En sociedades secularizadas y «líquidas» sin certezas, nada se puede dar por sentado y la evangelización – enseña Francisco – parte de lo esencial, como leemos en Evangelii gaudium (2013): «Hemos redescubierto que también en la catequesis tiene un papel fundamental el primer anuncio o «kerygma», que debe ocupar el centro de la actividad evangelizadora y de todo intento de renovación eclesial. […] La centralidad del kerigma requiere algunas características del anuncio que hoy son necesarias en todas partes: que exprese el amor salvador de Dios antes que la obligación moral y religiosa, que no imponga la verdad y que apele a la libertad, que posee algunas notas de alegría, estimulación, vitalidad y una plenitud armoniosa que no reduce la predicación a unas pocas doctrinas a veces más filosóficas que evangélicas. Esto requiere del evangelizador ciertas disposiciones que ayuden a acoger mejor el anuncio: cercanía, apertura al diálogo, paciencia, acogida cordial que no condene”.
El testimonio de la misericordia representa, pues, un elemento fundamental de este «amor salvífico de Dios» que es «previo a la obligación moral y religiosa». En otras palabras, aquellos que aún no han entrado en contacto con el hecho cristiano, como ya observó lúcidamente Benedicto XVI en mayo de 2010, difícilmente se sentirán impresionados y fascinados por la afirmación de normas y obligaciones morales, por la insistencia en las prohibiciones, por las detalladas listas de pecados, condenas o apelaciones nostálgicas a los valores del pasado.

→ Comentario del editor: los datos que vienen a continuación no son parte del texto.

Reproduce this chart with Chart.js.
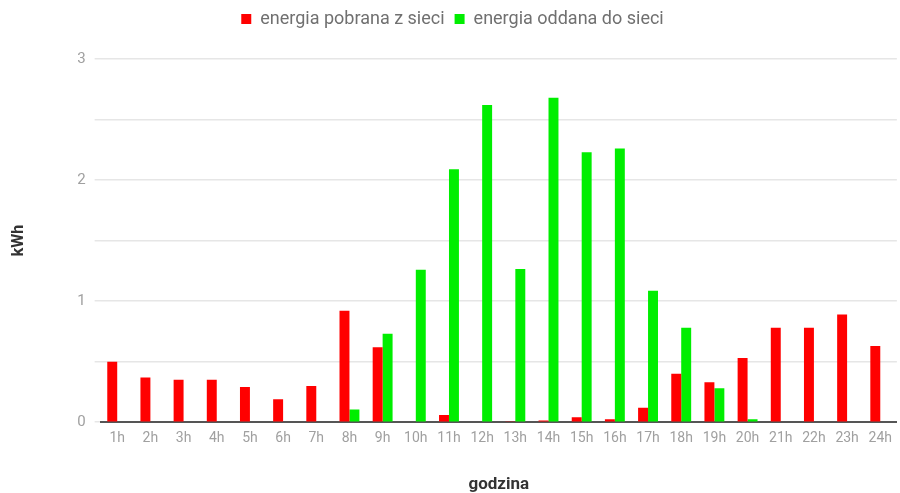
<!DOCTYPE html>
<html>
<head>
<meta charset="utf-8">
<script src="https://cdn.jsdelivr.net/npm/chart.js@4/dist/chart.umd.min.js"></script>
<style>
  html, body { margin: 0; padding: 0; background: #fff; }
  #wrap { width: 900px; height: 493px; }
</style>
</head>
<body>
<div id="wrap"><canvas id="c"></canvas></div>
<script>
// Hourly grid energy exchange (kWh)
const hours = ['1h','2h','3h','4h','5h','6h','7h','8h','9h','10h','11h','12h',
               '13h','14h','15h','16h','17h','18h','19h','20h','21h','22h','23h','24h'];
const drawnFromGrid = [0.50, 0.37, 0.35, 0.35, 0.29, 0.19, 0.30, 0.92, 0.62, 0.005, 0.06, 0,
                       0.003, 0.015, 0.04, 0.025, 0.12, 0.40, 0.33, 0.53, 0.78, 0.78, 0.89, 0.63];
const fedToGrid = [0, 0, 0, 0, 0, 0, 0, 0.105, 0.73, 1.26, 2.09, 2.62,
                   1.265, 2.68, 2.23, 2.26, 1.085, 0.78, 0.28, 0.025, 0, 0, 0, 0];
const yTickLabels = [0, 1, 2, 3];
const seriesNames = ['energia pobrana z sieci', 'energia oddana do sieci'];

Chart.defaults.font.family = 'Roboto, "Noto Sans", sans-serif';

// extra room under the legend
const legendGap = {
  id: 'legendGap',
  beforeInit(chart) {
    const fit = chart.legend.fit;
    chart.legend.fit = function () {
      fit.call(this);
      this.height += 21;
    };
  }
};

new Chart(document.getElementById('c'), {
  type: 'bar',
  data: {
    labels: hours,
    datasets: [
      { label: seriesNames[0], data: drawnFromGrid, backgroundColor: '#ff0000',
        categoryPercentage: 0.6, barPercentage: 1.0 },
      { label: seriesNames[1], data: fedToGrid, backgroundColor: '#00ee00',
        categoryPercentage: 0.6, barPercentage: 1.0 }
    ]
  },
  plugins: [legendGap],
  options: {
    responsive: true,
    maintainAspectRatio: false,
    animation: false,
    layout: { padding: { left: 5, right: 0, top: 0, bottom: 0 } },
    plugins: {
      legend: {
        position: 'top',
        labels: {
          boxWidth: 10, boxHeight: 10, color: '#707070',
          font: { size: 18 }, padding: 10
        }
      },
      tooltip: { enabled: false }
    },
    scales: {
      x: {
        grid: { display: false, drawTicks: false },
        border: { color: '#555', width: 2 },
        ticks: { color: '#a0a0a0', font: { size: 14 }, padding: 8, maxRotation: 0, autoSkip: false },
        title: { display: true, text: 'godzina', color: '#333', font: { size: 17, weight: 'bold', lineHeight: 1 }, padding: { top: 21, bottom: 0 } }
      },
      y: {
        min: 0, max: 3,
        ticks: {
          stepSize: 0.5, color: '#a0a0a0', font: { size: 15 }, padding: 9,
          callback: v => yTickLabels.includes(v) ? String(v) : ''
        },
        grid: { color: '#e6e6e6', lineWidth: 1.5, tickLength: 6 },
        border: { display: false },
        title: { display: true, text: 'kWh', color: '#333', font: { size: 16, weight: 'bold' }, padding: { bottom: 40 } }
      }
    }
  }
});
</script>
</body>
</html>
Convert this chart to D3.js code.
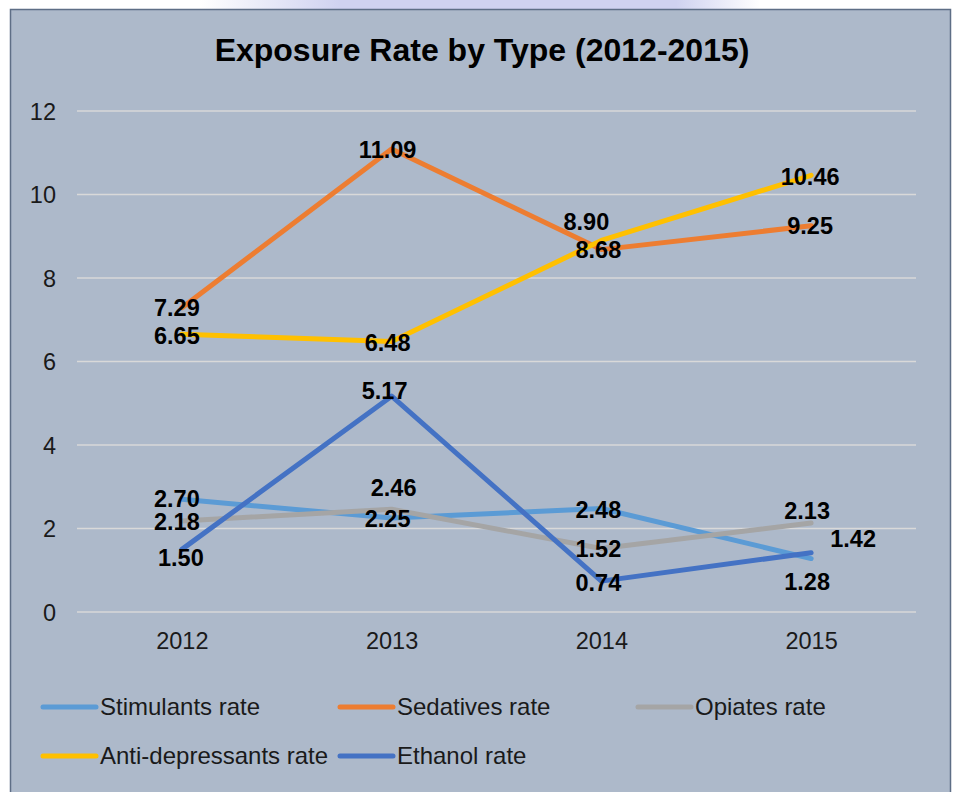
<!DOCTYPE html>
<html>
<head>
<meta charset="utf-8">
<script src="https://cdn.jsdelivr.net/npm/d3@7"></script>
<style>
  html, body { margin: 0; padding: 0; background: #ffffff; }
  svg { display: block; font-family: "Liberation Sans", Arial, sans-serif; }
</style>
</head>
<body>
<svg id="chart" width="955" height="792"></svg>
<script>
// ---- data ----
const years = ["2012", "2013", "2014", "2015"];
const seriesNames = ["Stimulants rate", "Sedatives rate", "Opiates rate", "Anti-depressants rate", "Ethanol rate"];
const stimulants = [2.70, 2.25, 2.48, 1.28];
const sedatives = [7.29, 11.09, 8.68, 9.25];
const opiates = [2.18, 2.46, 1.52, 2.13];
const antidepressants = [6.65, 6.48, 8.90, 10.46];
const ethanol = [1.50, 5.17, 0.74, 1.42];
const yTicks = [0, 2, 4, 6, 8, 10, 12];
const title = "Exposure Rate by Type (2012-2015)";

// ---- styling / layout ----
const colors = ["#5B9BD5", "#ED7D31", "#A5A5A5", "#FFC000", "#4472C4"];
// label nudges (pixels) relative to each point
const labelNudge = [
  [[-5, -1], [-4, 0], [-3, 1], [-4, 23]],
  [[-5, 0], [-4, 1], [-3, 0], [-1, 0]],
  [[-5, 1], [2, -22], [-3, 0], [-4, -13]],
  [[-5, 1], [-4, 1], [-15, -19], [-1, 1]],
  [[-1, 8], [-7, -6], [-3, 1], [42, -14]]
];
const values = [stimulants, sedatives, opiates, antidepressants, ethanol];

const svg = d3.select("#chart");

// top page decoration
const defs = svg.append("defs");
const grad = defs.append("linearGradient").attr("id", "topfade").attr("x1", 0).attr("x2", 1);
grad.append("stop").attr("offset", "0").attr("stop-color", "#cfd2f0").attr("stop-opacity", 0);
grad.append("stop").attr("offset", "0.25").attr("stop-color", "#cfd2f0").attr("stop-opacity", 1);
grad.append("stop").attr("offset", "0.85").attr("stop-color", "#cfd2f0").attr("stop-opacity", 1);
grad.append("stop").attr("offset", "1").attr("stop-color", "#cfd2f0").attr("stop-opacity", 0);
svg.append("rect").attr("x", 200).attr("y", 0).attr("width", 560).attr("height", 12).attr("fill", "url(#topfade)");

// chart frame
svg.append("rect")
  .attr("x", 10.5).attr("y", 9.5).attr("width", 940).attr("height", 800)
  .attr("fill", "#ADB9CA").attr("stroke", "#5E6E86").attr("stroke-width", 1.5);

const plot = { left: 77, right: 916, top: 111, bottom: 612 };

const x = d3.scalePoint().domain(years).range([plot.left, plot.right]).padding(0.5);
const y = d3.scaleLinear().domain([0, 12]).range([plot.bottom, plot.top]);

// gridlines
svg.append("g").selectAll("line").data(yTicks).join("line")
  .attr("x1", plot.left).attr("x2", plot.right)
  .attr("y1", d => y(d)).attr("y2", d => y(d))
  .attr("stroke", "#D9D9D9").attr("stroke-width", 1.5);

// y axis
const yAxis = d3.axisLeft(y).tickValues(yTicks).tickSize(0).tickPadding(0).tickFormat(d3.format("d"));
const gy = svg.append("g").attr("transform", `translate(56,0)`).call(yAxis);
gy.select(".domain").remove();
gy.selectAll("text").attr("font-size", 23.5).attr("fill", "#1a1a1a")
  .attr("font-family", "'Liberation Sans', Arial, sans-serif").attr("dy", "0.35em");

// x axis
const xAxis = d3.axisBottom(x).tickSize(0).tickPadding(0);
const gx = svg.append("g").attr("transform", `translate(0,${plot.bottom + 29})`).call(xAxis);
gx.select(".domain").remove();
gx.selectAll("text").attr("font-size", 23.5).attr("fill", "#1a1a1a")
  .attr("font-family", "'Liberation Sans', Arial, sans-serif").attr("dy", "0.35em");

// title
svg.append("text").attr("x", 482).attr("y", 50).attr("dy", "0.35em")
  .attr("text-anchor", "middle").attr("font-size", 32).attr("font-weight", "bold")
  .attr("fill", "#000").text(title);

// lines
const line = d3.line().x((d, i) => x(years[i])).y(d => y(d));
values.forEach((vals, s) => {
  svg.append("path").datum(vals).attr("d", line)
    .attr("fill", "none").attr("stroke", colors[s]).attr("stroke-width", 5)
    .attr("stroke-linecap", "round").attr("stroke-linejoin", "round");
});

// data labels
values.forEach((vals, s) => {
  svg.append("g").selectAll("text").data(vals).join("text")
    .attr("x", (d, i) => x(years[i]) + labelNudge[s][i][0])
    .attr("y", (d, i) => y(d) + labelNudge[s][i][1])
    .attr("dy", "0.36em").attr("text-anchor", "middle")
    .attr("font-size", 23.5).attr("font-weight", "bold").attr("fill", "#000")
    .text(d => d3.format(".2f")(d));
});

// legend
const legendPos = [[41, 707], [338, 707], [636, 707], [41, 756], [338, 756]];
const lg = svg.append("g").selectAll("g").data(seriesNames).join("g")
  .attr("transform", (d, i) => `translate(${legendPos[i][0]},${legendPos[i][1]})`);
lg.append("line").attr("x1", 2).attr("x2", 55).attr("y1", 0).attr("y2", 0)
  .attr("stroke", (d, i) => colors[i]).attr("stroke-width", 5).attr("stroke-linecap", "round");
lg.append("text").attr("x", 59).attr("y", 0).attr("dy", "0.35em")
  .attr("font-size", 24).attr("fill", "#1a1a1a").text(d => d);
</script>
</body>
</html>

En el origen de la acogida, de la cercanía, de la ternura, del acompañamiento, en el origen de una comunidad cristiana capaz de abrazar y escuchar, está el eco de la misericordia vivida y buscada, a pesar de mil limitaciones y caídas – devolver. Si leemos con estos ojos los gestos del Papa, incluso aquellos que provocaron en algunos las mismas reacciones de escándalo que provocaron los gestos de Jesús hace dos mil años, descubrimos su profundo poder evangelizador y misionero.